Melalui retreat metodologi pendidikan adat ini, ia berharap agar spesifikasi lokallah yang dijadikan sebagai metodologi bersama. Kurikulum yang mau disusun, katanya, tetap harus berdasarkan pengetahuan masing-masing Masyarakat Adat. Sementara untuk pengetahuan umum, seperti bahasa nasional, Pancasila dll bisa melengkapi metodologi tersebut.

Sementara itu, Muhlis Paraja penggagas Sekolah Adat Bowonglangi, Pattalassang, Gowa, Sulawesi Selatan berharap lewat Retreat Metodologi Pendidikan Adat kali ini, akan ada satu hasil untuk peningkatan kapasitas pendidik sekolah adat khususnya dalam pemahaman dua sisi: ilmu pengetahuan Masyarakat Adat warisan leluhur dan ilmu pengetahuan sesuai perkembangan zaman.

“Ada satu metode pendekatan terhadap pengetahuan yang sudah ada dengan pengetahuan zaman now ala milenial,” katanya. Sehingga, lanjutnya, sekolah adat terus bertumbuh dari pengetahuan akar: Masyarakat Adat dan di sisi lain tidak ketinggalan dari perkembangan zaman.

Muhlis melihat bahwa dengan adanya Sekolah Adat Bowonglangi, jati diri Masyarakat Adat Bowonglangi kembali pulih. Sekolah Adat Bowonglonagi berdiri pada 11 Maret 2010 dan sekolah ini mempertemukan Pattalassang dengan AMAN, sehingga pada 2012 resmi jadi komunitas anggota AMAN.

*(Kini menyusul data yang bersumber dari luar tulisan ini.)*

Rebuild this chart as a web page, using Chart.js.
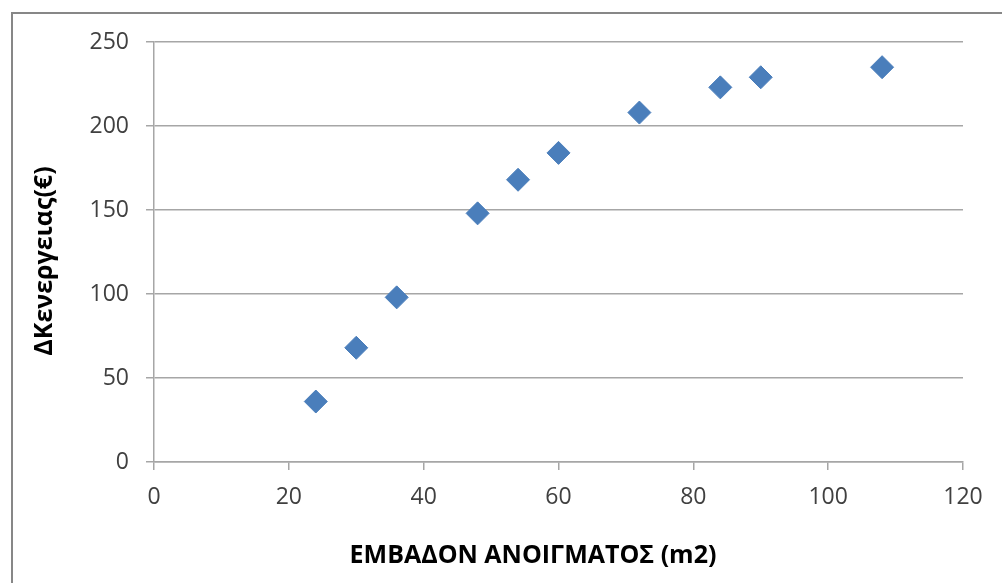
<!DOCTYPE html>
<html>
<head>
<meta charset="utf-8">
<script src="https://cdn.jsdelivr.net/npm/chart.js@4"></script>
<style>
  html, body { margin: 0; padding: 0; background: #fff; }
  #wrap { width: 1002px; height: 583px; position: relative; }
</style>
</head>
<body>
<div id="wrap"><canvas id="chart"></canvas></div>
<script>
const areaM2 = [24, 30, 36, 48, 54, 60, 72, 84, 90, 108];
const deltaEnergy = [36, 68, 98, 148, 168, 184, 208, 223, 229, 235];
const xTitle = "ΕΜΒΑΔΟΝ ΑΝΟΙΓΜΑΤΟΣ (m2)";
const yTitle = "ΔΚενεργειας(€)";

const FONT = "'Open Sans', 'Liberation Sans', sans-serif";
const GRID = "#a6a6a6";
const TICK_TEXT = "#404040";

// outer frame of the chart object (cut off at right and bottom)
const framePlugin = {
    id: "frame",
    beforeDraw(chart) {
        const ctx = chart.ctx;
        ctx.save();
        ctx.fillStyle = "#fff";
        ctx.fillRect(0, 0, chart.width, chart.height);
        ctx.strokeStyle = "#878787";
        ctx.lineWidth = 2;
        ctx.strokeRect(12, 13, chart.width + 20, chart.height + 20);
        ctx.restore();
    }
};

// axis titles: Excel centres them a bit off the plot area, so place them by hand
const titlesPlugin = {
    id: "axisTitles",
    afterDraw(chart) {
        const ctx = chart.ctx;
        ctx.save();
        ctx.fillStyle = "#000";
        ctx.font = "bold 25px " + FONT;
        ctx.textAlign = "center";
        ctx.textBaseline = "middle";
        ctx.fillText(xTitle, 533, 556);
        ctx.translate(45, 261);
        ctx.rotate(-Math.PI / 2);
        ctx.fillText(yTitle, 0, 0);
        ctx.restore();
    }
};

new Chart(document.getElementById("chart"), {
    type: "scatter",
    data: {
        datasets: [{
            data: areaM2.map((x, i) => ({x, y: deltaEnergy[i]})),
            pointStyle: "rectRot",
            pointRadius: 11.5,
            pointHoverRadius: 11.5,
            backgroundColor: "#4a7ebb",
            borderColor: "#4a7ebb",
            borderWidth: 1
        }]
    },
    options: {
        responsive: true,
        maintainAspectRatio: false,
        animation: false,
        layout: {padding: {left: 22, right: 39, top: 42, bottom: 15}},
        plugins: {legend: {display: false}, tooltip: {enabled: false}},
        scales: {
            x: {
                type: "linear",
                min: 0,
                max: 120,
                ticks: {stepSize: 20, color: TICK_TEXT, font: {family: FONT, size: 23}, padding: 14, maxRotation: 0},
                grid: {drawOnChartArea: false, color: GRID, tickLength: 8, lineWidth: 1.5},
                border: {color: GRID, width: 1.5},
                afterFit(scale) { scale.height = 106; }
            },
            y: {
                min: 0,
                max: 250,
                ticks: {stepSize: 50, color: TICK_TEXT, font: {family: FONT, size: 23}, padding: 17},
                grid: {color: GRID, tickLength: 8, lineWidth: 1.5},
                border: {color: GRID, width: 1.5},
                afterFit(scale) { scale.width = 132; }
            }
        }
    },
    plugins: [framePlugin, titlesPlugin]
});
</script>
</body>
</html>
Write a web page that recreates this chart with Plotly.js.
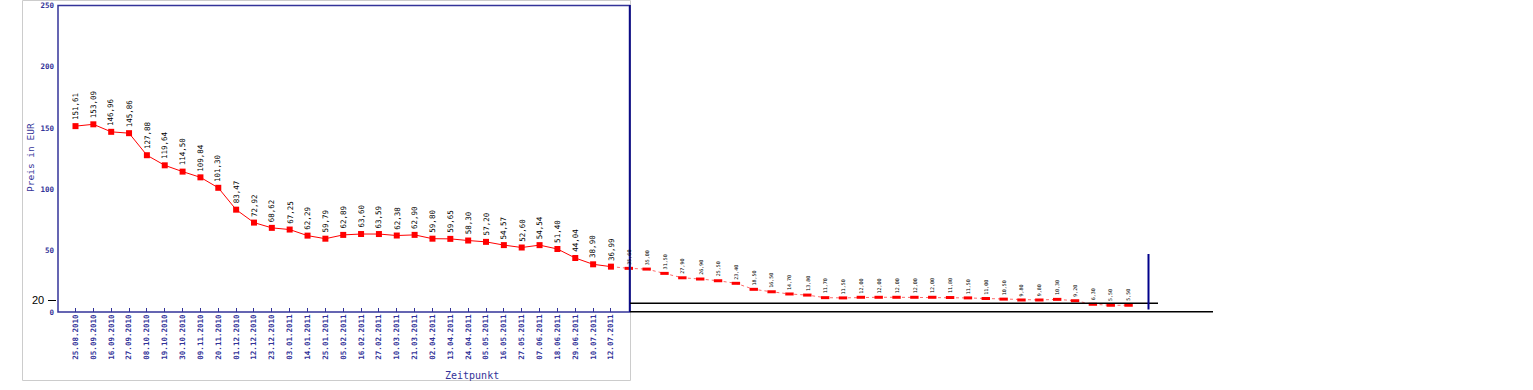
<!DOCTYPE html>
<html>
<head>
<meta charset="utf-8">
<script src="https://cdn.plot.ly/plotly-3.0.1.min.js"></script>
<style>html,body{margin:0;padding:0;background:#fff;}#chart{width:1533px;height:390px;}</style>
</head>
<body>
<div id="chart"></div>
<script>
// ---- data ----
var dates = ["25.08.2010","05.09.2010","16.09.2010","27.09.2010","08.10.2010","19.10.2010","30.10.2010","09.11.2010","20.11.2010","01.12.2010","12.12.2010","23.12.2010","03.01.2011","14.01.2011","25.01.2011","05.02.2011","16.02.2011","27.02.2011","10.03.2011","21.03.2011","02.04.2011","13.04.2011","24.04.2011","05.05.2011","16.05.2011","27.05.2011","07.06.2011","18.06.2011","29.06.2011","10.07.2011","12.07.2011"];
var prices = [151.61,153.09,146.96,145.86,127.88,119.64,114.50,109.84,101.30,83.47,72.92,68.62,67.25,62.29,59.79,62.89,63.60,63.59,62.38,62.90,59.80,59.65,58.30,57.20,54.57,52.60,54.54,51.40,44.04,38.90,36.99];
// continuation beyond the frame (read approximately)
var extraPrices = [35.6,35.0,31.5,27.9,26.9,25.5,23.4,18.5,16.5,14.7,13.8,11.7,11.5,12.0,12.0,12.0,12.0,12.0,11.8,11.5,11.0,10.5,9.8,9.8,10.3,9.2,6.3,5.5,5.5];
var yTicks = [0,50,100,150,200,250];

var W = 1533, H = 390;
function px(x){return x/W;}
function py(y){return 1 - y/H;}
var navy = 'rgb(51,51,153)';
var mono = 'DejaVu Sans Mono, monospace';

var mainX = prices.map(function(_, i){return i;});
var extraX = extraPrices.map(function(_, i){return prices.length + i;});
var fmt = function(v){return v.toFixed(2).replace('.', ',');};

var traces = [
  {x: [mainX[mainX.length-1]].concat(extraX), y: [prices[prices.length-1]].concat(extraPrices),
   mode: 'lines', line: {color: '#ff6a6a', width: 1, dash: '3px,3px'}, hoverinfo: 'skip', showlegend: false, cliponaxis: false},
  {x: extraX, y: extraPrices, mode: 'markers',
   marker: {symbol: 'line-ew', size: 6, line: {color: '#ff0000', width: 3}}, showlegend: false, cliponaxis: false},
  {x: mainX, y: prices, mode: 'lines+markers', line: {color: '#ff0000', width: 1},
   marker: {symbol: 'square', size: 6, color: '#ff0000'}, showlegend: false, cliponaxis: false}
];

var annotations = [];
prices.forEach(function(v, i){
  annotations.push({x: i, y: v, xref: 'x', yref: 'y', text: fmt(v), showarrow: false, textangle: -90,
    xanchor: 'center', yanchor: 'bottom', yshift: 4, font: {family: mono, size: 7.5, color: '#000'}});
});
extraPrices.forEach(function(v, i){
  annotations.push({x: prices.length + i, y: v, xref: 'x', yref: 'y', text: fmt(v), showarrow: false, textangle: -90,
    xanchor: 'center', yanchor: 'bottom', yshift: 2, font: {family: mono, size: 5, color: '#000'}});
});
annotations.push({x: px(30), y: py(158), xref: 'paper', yref: 'paper', text: 'Preis in EUR', showarrow: false,
  textangle: -90, xanchor: 'center', yanchor: 'middle', font: {family: mono, size: 9.5, color: navy}});
annotations.push({x: px(472), y: py(375), xref: 'paper', yref: 'paper', text: 'Zeitpunkt', showarrow: false,
  xanchor: 'center', yanchor: 'middle', font: {family: mono, size: 10, color: navy}});
annotations.push({x: px(46), y: py(300), xref: 'paper', yref: 'paper', text: '20', showarrow: false,
  xanchor: 'right', yanchor: 'middle', font: {family: 'Liberation Sans, Arial, sans-serif', size: 11, color: '#000'}});

var shapes = [
  {type: 'rect', xref: 'paper', yref: 'paper', x0: px(22.5), x1: px(630.5), y0: py(0.5), y1: py(380.5), line: {color: '#cccccc', width: 1}},
  {type: 'rect', xref: 'paper', yref: 'paper', x0: px(58), x1: px(629.5), y0: py(5.5), y1: py(312), line: {color: navy, width: 1.5}},
  {type: 'line', xref: 'paper', yref: 'paper', x0: px(630), x1: px(630), y0: py(5), y1: py(312), line: {color: '#000080', width: 1.5}},
  {type: 'line', xref: 'paper', yref: 'paper', x0: px(630), x1: px(1158), y0: py(303.3), y1: py(303.3), line: {color: '#000', width: 1.5}},
  {type: 'line', xref: 'paper', yref: 'paper', x0: px(630), x1: px(1213), y0: py(311.8), y1: py(311.8), line: {color: '#000', width: 1.5}},
  {type: 'line', xref: 'paper', yref: 'paper', x0: px(1148.5), x1: px(1148.5), y0: py(254), y1: py(309.5), line: {color: '#00008b', width: 2}},
  {type: 'line', xref: 'paper', yref: 'paper', x0: px(48), x1: px(56), y0: py(300.5), y1: py(300.5), line: {color: '#000', width: 1}}
];

var layout = {
  width: W, height: H,
  margin: {l: 0, r: 0, t: 0, b: 0},
  paper_bgcolor: '#fff', plot_bgcolor: 'rgba(0,0,0,0)',
  showlegend: false,
  xaxis: {
    domain: [px(58), px(1213)], range: [-0.98, 63.73], showgrid: false, zeroline: false, showline: false,
    tickmode: 'array', tickvals: mainX, ticktext: dates, tickangle: -90,
    ticks: 'inside', ticklen: 4, tickwidth: 1, tickcolor: navy,
    tickfont: {family: mono, size: 7.5, color: navy, weight: 'bold'}, fixedrange: true
  },
  yaxis: {
    domain: [py(312), py(5.5)], range: [0, 250], showgrid: false, zeroline: false, showline: false,
    tickmode: 'array', tickvals: yTicks, ticks: '', ticklabelstandoff: 3,
    tickfont: {family: mono, size: 7.5, color: navy, weight: 'bold'}, fixedrange: true
  },
  shapes: shapes,
  annotations: annotations
};

Plotly.newPlot('chart', traces, layout, {staticPlot: true, displayModeBar: false});
</script>
</body>
</html>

Perjuangan generasi muda menggagas sekolah adat ini ternyata menjadi “buah cerita” bagi kampung-kampung tetangga. Mereka menyaksikan Pattalassang kembali pulih, secara perlahan, dengan jati diri Masyarakat Adat. Nilai-nilai kebersamaan seperti gotong royong, adanya pertumbuhan gerakan ekonomi di kampung, para pemuda bergerak sebagai relawan dalam membangun kampung dan sebagainya tumbuh dengan kuat.

Retreat Metodologi Pendidikan Adat ini semakin menguatkan kebersamaan dan jati diri Masyarakat Adat Nusantara. Memulai dengan pendidikan, menapak perjalanan Masyarakat Adat yang berdaulat, mandiri dan bermartabat di depan mata.